Enbridge Income Fund currently yields 4.09%, ahead of Enbridge Inc.’s 2.75%, and this is largely a result of the drop-downs from Enbridge Inc. Enbridge Inc. is dropping down assets that have a high initial payout ratio and extremely reliable cash flows (secured by long-term contracts and regulated assets). These assets are favoured by Enbridge Income Fund investors, unlike Enbridge Inc. shareholders, who are focused on a mix of income and price growth, Enbridge Income Fund shareholders are focused largely on having a high, stable, and growing dividend.
The recent $30 billion drop-down secures the growing part of this equation. With $15 billion in secured growth projects being included in the drop-down package—all set to be in service before 2017—the income fund is able to boost its dividend-per-share growth from a small 1% to approximately 10% between 2015 and 2019.

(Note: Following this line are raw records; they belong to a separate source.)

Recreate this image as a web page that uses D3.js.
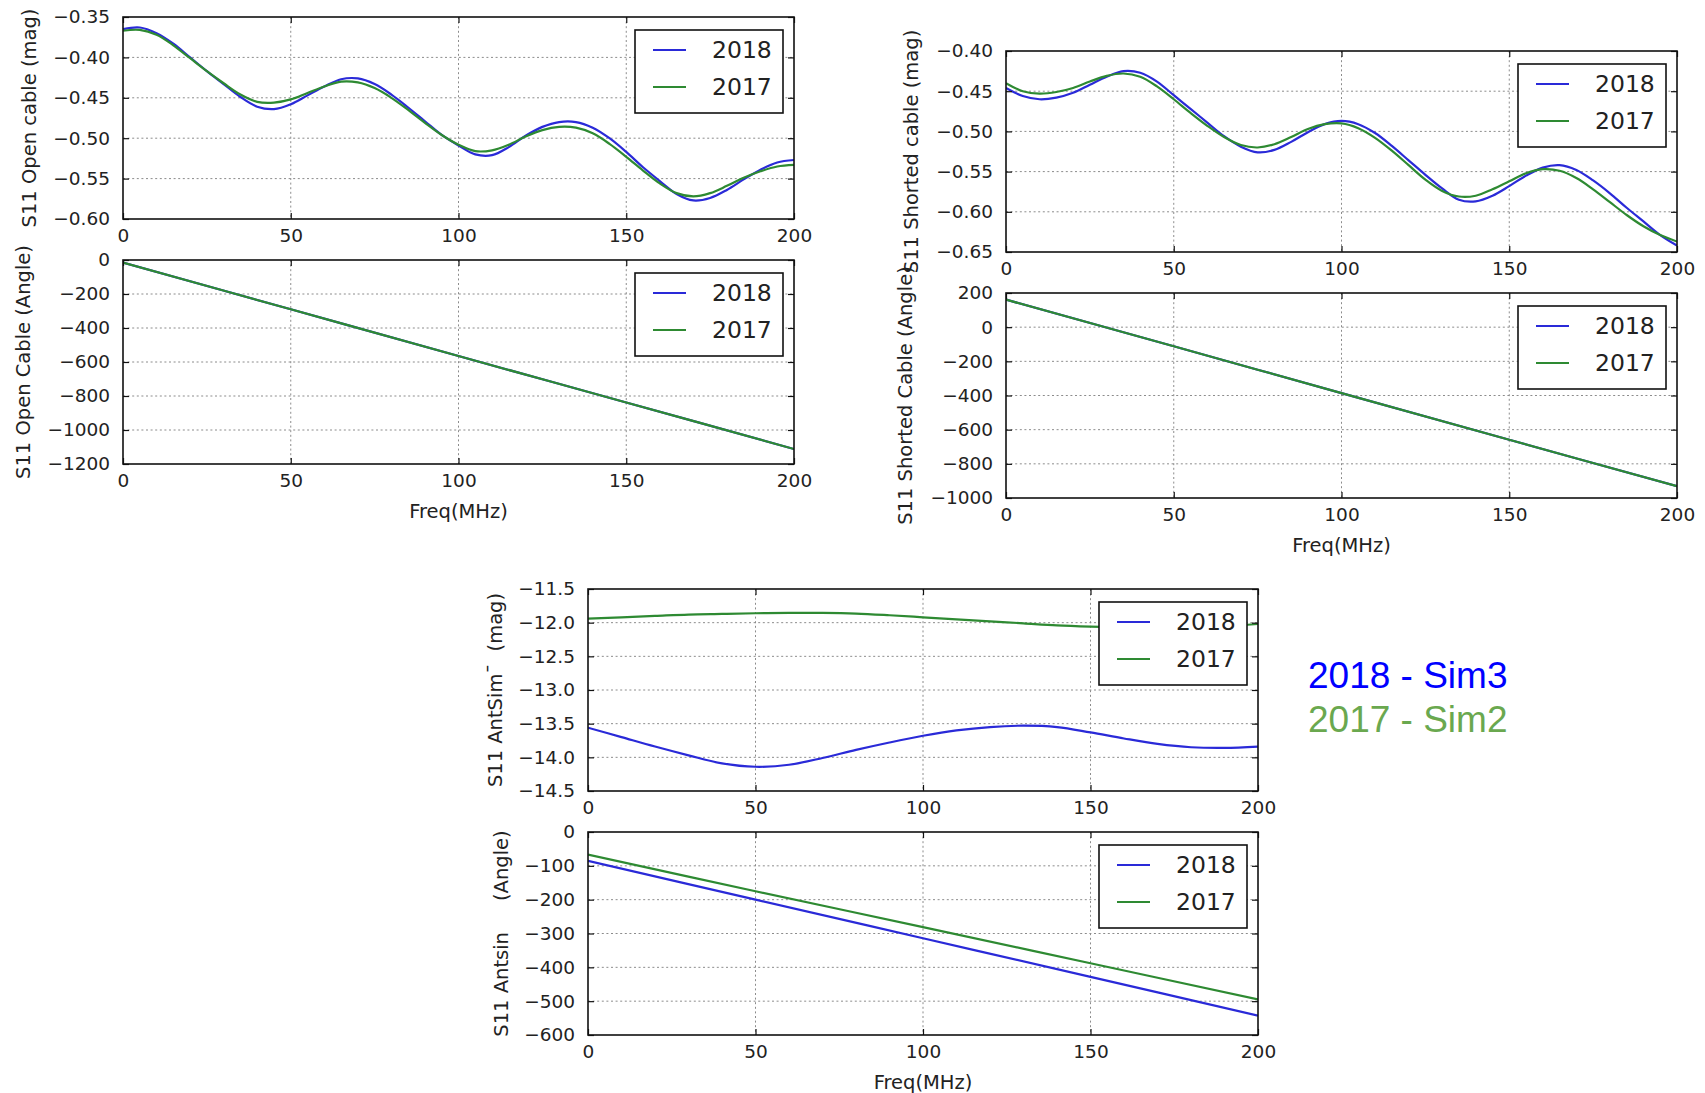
<!DOCTYPE html>
<html>
<head>
<meta charset="utf-8">
<script src="https://cdn.jsdelivr.net/npm/d3@7"></script>
<style>
  body { margin: 0; background: #ffffff; }
  svg text { font-family: "DejaVu Sans", sans-serif; fill: #222; }
  svg text.note { font-family: "Liberation Sans", Arial, sans-serif; }
</style>
</head>
<body>
<svg id="fig" width="1705" height="1093"></svg>
<script>
// ---------- frequency grids (MHz) ----------
const freq5 = [0, 5, 10, 15, 20, 25, 30, 35, 40, 45, 50, 55, 60, 65, 70, 75, 80, 85, 90, 95, 100,
               105, 110, 115, 120, 125, 130, 135, 140, 145, 150, 155, 160, 165, 170, 175, 180, 185, 190, 195, 200];
const freq10 = [0, 10, 20, 30, 40, 50, 60, 70, 80, 90, 100, 110, 120, 130, 140, 150, 160, 170, 180, 190, 200];
const freq50 = [0, 50, 100, 150, 200];

// ---------- series labels ----------
const seriesNames = ["2018", "2017"];
const seriesColors = ["#2a2ad8", "#2e8a32"];

// ---------- open cable ----------
const openMag2018 = [-0.365, -0.363, -0.370, -0.383, -0.400, -0.417, -0.433, -0.449, -0.461, -0.464, -0.458,
                     -0.447, -0.436, -0.427, -0.426, -0.433, -0.446, -0.462, -0.479, -0.496, -0.509,
                     -0.520, -0.521, -0.511, -0.497, -0.486, -0.480, -0.480, -0.487, -0.500, -0.517,
                     -0.536, -0.553, -0.569, -0.577, -0.574, -0.564, -0.551, -0.539, -0.530, -0.527];
const openMag2017 = [-0.367, -0.366, -0.372, -0.385, -0.401, -0.417, -0.432, -0.446, -0.455, -0.456, -0.452,
                     -0.444, -0.436, -0.430, -0.431, -0.438, -0.450, -0.465, -0.481, -0.496, -0.508,
                     -0.516, -0.515, -0.508, -0.498, -0.490, -0.486, -0.487, -0.494, -0.507, -0.523,
                     -0.540, -0.556, -0.568, -0.572, -0.568, -0.559, -0.549, -0.541, -0.535, -0.533];
const openAngle2018 = [-15, -290, -565, -838, -1112];
const openAngle2017 = [-15, -290, -565, -838, -1112];

// ---------- shorted cable ----------
const shortMag2018 = [-0.446, -0.456, -0.460, -0.458, -0.452, -0.442, -0.432, -0.425, -0.427, -0.438, -0.455,
                      -0.472, -0.489, -0.506, -0.519, -0.526, -0.523, -0.513, -0.501, -0.491, -0.487,
                      -0.491, -0.502, -0.518, -0.536, -0.554, -0.571, -0.585, -0.587, -0.580, -0.568,
                      -0.555, -0.545, -0.542, -0.548, -0.561, -0.577, -0.595, -0.612, -0.629, -0.642];
const shortMag2017 = [-0.440, -0.450, -0.453, -0.451, -0.446, -0.438, -0.431, -0.428, -0.432, -0.444, -0.460,
                      -0.477, -0.493, -0.507, -0.517, -0.520, -0.516, -0.507, -0.497, -0.491, -0.490,
                      -0.496, -0.508, -0.524, -0.542, -0.560, -0.574, -0.581, -0.580, -0.572, -0.562,
                      -0.552, -0.547, -0.549, -0.558, -0.572, -0.588, -0.604, -0.618, -0.629, -0.637];
const shortAngle2018 = [161, -112, -386, -659, -931];
const shortAngle2017 = [161, -112, -386, -659, -931];

// ---------- antenna simulator ----------
const antMag2018 = [-13.56, -13.70, -13.84, -13.97, -14.09, -14.14, -14.11, -14.01, -13.89, -13.78, -13.68,
                    -13.60, -13.55, -13.53, -13.55, -13.63, -13.72, -13.80, -13.85, -13.86, -13.84];
const antMag2017 = [-11.94, -11.92, -11.90, -11.88, -11.87, -11.86, -11.855, -11.855, -11.865, -11.89, -11.92,
                    -11.95, -11.98, -12.01, -12.04, -12.06, -12.075, -12.08, -12.07, -12.05, -12.02];
const antAngle2018 = [-85, -200, -314, -428, -543];
const antAngle2017 = [-67, -175, -281, -388, -495];

// ---------- tick labels ----------
const freqTicks = [0, 50, 100, 150, 200];
const openMagTicks = [-0.60, -0.55, -0.50, -0.45, -0.40, -0.35];
const openAngleTicks = [-1200, -1000, -800, -600, -400, -200, 0];
const shortMagTicks = [-0.65, -0.60, -0.55, -0.50, -0.45, -0.40];
const shortAngleTicks = [-1000, -800, -600, -400, -200, 0, 200];
const antMagTicks = [-14.5, -14.0, -13.5, -13.0, -12.5, -12.0, -11.5];
const antAngleTicks = [-600, -500, -400, -300, -200, -100, 0];

// ---------- side note ----------
const noteLines = ["2018 - Sim3", "2017 - Sim2"];
const noteColors = ["#0000ff", "#6aa84f"];

const NB = "\u00a0";
const panels = [
  { box: [123, 794, 17, 219], freq: freq5, series: [openMag2018, openMag2017],
    ticks: openMagTicks, fmt: d3.format(".2f"), ylabel: "S11 Open cable (mag)", ylx: 29, xlabel: null },
  { box: [123, 794, 260, 464], freq: freq50, series: [openAngle2018, openAngle2017],
    ticks: openAngleTicks, fmt: d3.format("d"), ylabel: "S11 Open Cable (Angle)", ylx: 23, xlabel: "Freq(MHz)" },
  { box: [1006, 1677, 51, 252], freq: freq5, series: [shortMag2018, shortMag2017],
    ticks: shortMagTicks, fmt: d3.format(".2f"), ylabel: "S11 Shorted cable (mag)", ylx: 911, xlabel: null },
  { box: [1006, 1677, 293, 498], freq: freq50, series: [shortAngle2018, shortAngle2017],
    ticks: shortAngleTicks, fmt: d3.format("d"), ylabel: "S11 Shorted Cable (Angle)", ylx: 905, xlabel: "Freq(MHz)" },
  { box: [588, 1258, 589, 791], freq: freq10, series: [antMag2018, antMag2017],
    ticks: antMagTicks, fmt: d3.format(".1f"), ylabel: "S11 AntSim\u00af" + NB + NB + "(mag)", ylx: 495, xlabel: null },
  { box: [588, 1258, 832, 1035], freq: freq50, series: [antAngle2018, antAngle2017],
    ticks: antAngleTicks, fmt: d3.format("d"), ylabel: "S11 Antsin" + NB.repeat(5) + "(Angle)", ylx: 501, xlabel: "Freq(MHz)" }
];

const svg = d3.select("#fig");

panels.forEach((p, i) => {
  const [L, R, T, B] = p.box;
  const x = d3.scaleLinear().domain([0, 200]).range([L, R]);
  const y = d3.scaleLinear().domain(d3.extent(p.ticks)).range([B, T]);
  const g = svg.append("g");

  // grid
  const grid = g.append("g").attr("stroke", "#8c8c8c").attr("stroke-width", 1)
    .attr("stroke-dasharray", "2,2.6");
  freqTicks.slice(1, -1).forEach(f => {
    grid.append("line").attr("x1", x(f)).attr("x2", x(f)).attr("y1", T).attr("y2", B);
  });
  p.ticks.slice(1, -1).forEach(v => {
    grid.append("line").attr("x1", L).attr("x2", R).attr("y1", y(v)).attr("y2", y(v));
  });

  // data lines
  const clipId = "clip" + i;
  g.append("clipPath").attr("id", clipId)
    .append("rect").attr("x", L).attr("y", T).attr("width", R - L).attr("height", B - T);
  const line = d3.line().x((d, k) => x(p.freq[k])).y(d => y(d)).curve(d3.curveCatmullRom.alpha(0.5));
  p.series.forEach((s, k) => {
    g.append("path").attr("clip-path", `url(#${clipId})`)
      .attr("d", line(s)).attr("fill", "none")
      .attr("stroke", seriesColors[k]).attr("stroke-width", 2.2);
  });

  // axes: inward ticks on all four sides
  const tickLen = 6;
  g.append("g").attr("transform", `translate(0,${B})`)
    .call(d3.axisBottom(x).tickValues(freqTicks).tickFormat(d3.format("d")).tickSize(-tickLen).tickPadding(10));
  g.append("g").attr("transform", `translate(${L},0)`)
    .call(d3.axisLeft(y).tickValues(p.ticks).tickFormat(p.fmt).tickSize(-tickLen).tickPadding(13));
  g.append("g").attr("transform", `translate(0,${T})`)
    .call(d3.axisTop(x).tickValues(freqTicks).tickFormat("").tickSize(-tickLen));
  g.append("g").attr("transform", `translate(${R},0)`)
    .call(d3.axisRight(y).tickValues(p.ticks).tickFormat("").tickSize(-tickLen));
  g.selectAll(".domain").remove();
  g.selectAll(".tick line").attr("stroke", "#111").attr("stroke-width", 1.2);
  g.selectAll(".tick text").attr("font-size", 18.5).attr("fill", "#222")
    .attr("font-family", "'DejaVu Sans', sans-serif");

  // frame
  g.append("rect").attr("x", L).attr("y", T).attr("width", R - L).attr("height", B - T)
    .attr("fill", "none").attr("stroke", "#111").attr("stroke-width", 1.6);

  // y label
  g.append("text")
    .attr("transform", `translate(${p.ylx},${(T + B) / 2}) rotate(-90)`)
    .attr("text-anchor", "middle").attr("dy", "0.35em")
    .attr("font-size", 19.5).text(p.ylabel);

  // x label
  if (p.xlabel) {
    g.append("text").attr("x", (L + R) / 2).attr("y", B + 54)
      .attr("text-anchor", "middle").attr("font-size", 19.5).text(p.xlabel);
  }

  // legend
  const lw = 148, lh = 83;
  const lg = g.append("g").attr("transform", `translate(${R - 11 - lw},${T + 13})`);
  lg.append("rect").attr("width", lw).attr("height", lh)
    .attr("fill", "#fff").attr("stroke", "#111").attr("stroke-width", 1.6);
  seriesNames.forEach((name, k) => {
    const ry = 20 + k * 37;
    lg.append("line").attr("x1", 18).attr("x2", 51).attr("y1", ry).attr("y2", ry)
      .attr("stroke", seriesColors[k]).attr("stroke-width", 2.2);
    lg.append("text").attr("x", 77).attr("y", ry).attr("dy", "0.36em")
      .attr("font-size", 23.5).text(name);
  });
});

// side note
noteLines.forEach((t, k) => {
  svg.append("text").attr("class", "note").attr("x", 1308).attr("y", 688 + k * 44)
    .attr("font-size", 37).style("fill", noteColors[k]).text(t);
});
</script>
</body>
</html>
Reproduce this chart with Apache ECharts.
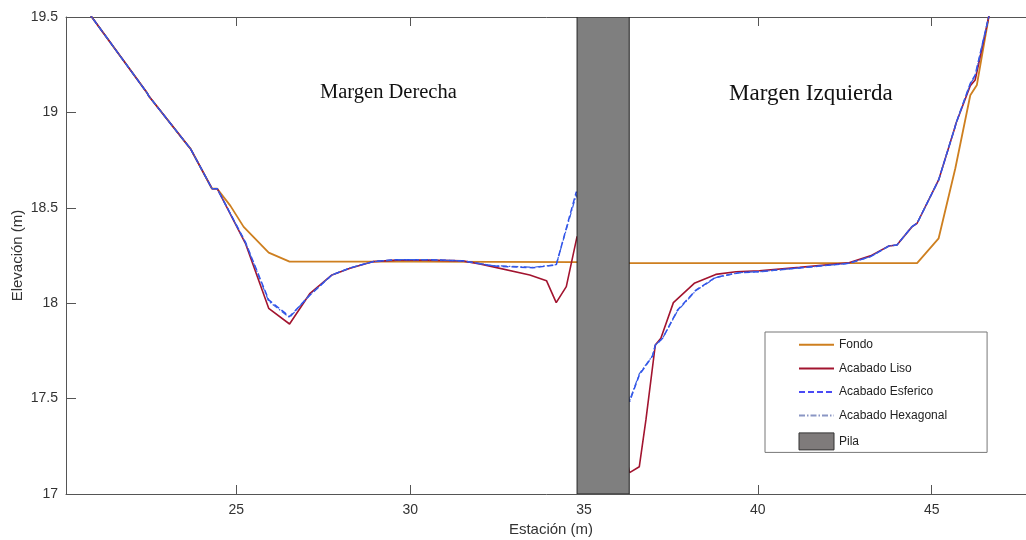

With visible dividend growth, a high yield, and a high, secure payout ratio, Enbridge Income Fund is poised for its valuation expand as a result of drop-downs.
Should you buy Enbridge Income Fund instead of Enbridge Inc.?
While Enbridge Income Fund certainly benefits from these drop-downs, it can be argued that Enbridge Inc. benefits even more. By dropping down its assets, Enbridge Inc. takes back equity in Enbridge Income Fund, and after the drop-down is complete, it is estimated that Enbridge Inc. will own 90% of the fund.
This means Enbridge Inc. will still retain most of the cash flows from the assets it drops down. Even better, however, is that the fund will raise equity on behalf of Enbridge Inc. for its capital projects, so that Enbridge Inc. does not have to. Enbridge Income Fund will be raising $600-800 million in equity per year to fund the capital growth projects, and this will amount to $3 billion in equity that Enbridge Inc. does not have to issue.
The end result is that Enbridge Inc. is funding its capital program at an extremely low cost. Enbridge Inc. will have greater accretion due to the fact that it does not have to issue as many shares, and it will still receive growing distributions from its ownership in the fund.
Enbridge Inc. also receives a special incentive fee from the fund, which gives Enbridge Inc. 25% of the funds cash flow above a certain point, which means it benefits above and beyond simply what it owns in the fund. As a result, it seems that Enbridge Inc. is a smarter buy than Enbridge Income Fund, especially for investors looking for growth.